Frequently Asked Questions
Do I need special paper or a fountain pen to write a cottagecore-style letter?
No. The aesthetic is optional; the letter isn’t. A ballpoint pen and a notebook page work fine. If you want the extra texture, a deckle-edge, cotton paper reads closer to the vibe, but it’s decoration, not a requirement.
Is the cottagecore letter-writing trend real, or just a Pinterest thing?
Both, really. Pinterest’s 2026 trend forecast tracked a real jump in search interest for handwritten letters and stationery (see the numbers above), part of a broader trend the platform calls “Pen Pals.” Whether it outlasts the aesthetic moment depends on whether people keep the habit past the mood board, which is a decision, not a prediction.
How long can I wait before a Hold My Letter letter is delivered?
Anywhere from one month to two years from when you order, U.S. addresses only. Long enough to feel meaningful, short enough that the person receiving it is still recognizably you.
What if I write it by hand but don’t want to mail the original to a PO box first?
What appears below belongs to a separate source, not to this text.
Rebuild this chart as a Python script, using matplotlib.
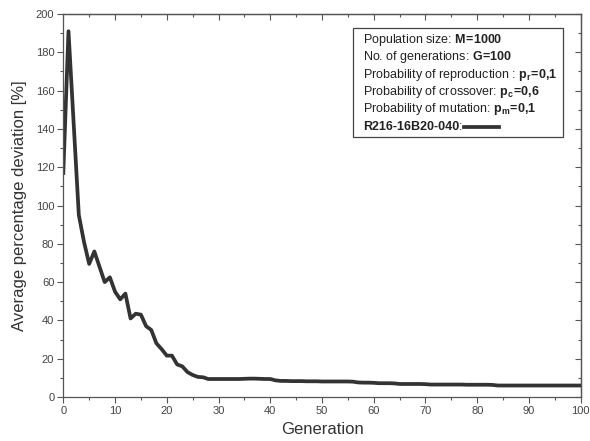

That’s what the Digital Future Letter is for — you type it, we print it on cream stationery and seal it with wax, so it still arrives as a physical letter. The Handwritten Future Letter is specifically for people who want their actual handwriting preserved and mailed back.
Does a cottagecore letter have to be sentimental?
No. Some of the best ones are just an honest record of an ordinary week — what you ate, what you were worried about, what the light looked like. Sentimentality is optional. Specificity isn’t.
Can I send a letter like this to someone else instead of my future self?
Yes — both the Digital Future Letter and the Handwritten Future Letter support mailing to a recipient’s address instead of your own, so you can write a gift letter for someone else’s mailbox on a date that matters to them.
Cottagecore will eventually cede the algorithm to whatever comes next. The impulse underneath it — the wish for something slower, made by hand, meant to be kept — won’t.
Write the letter. Skip the gingham if you want.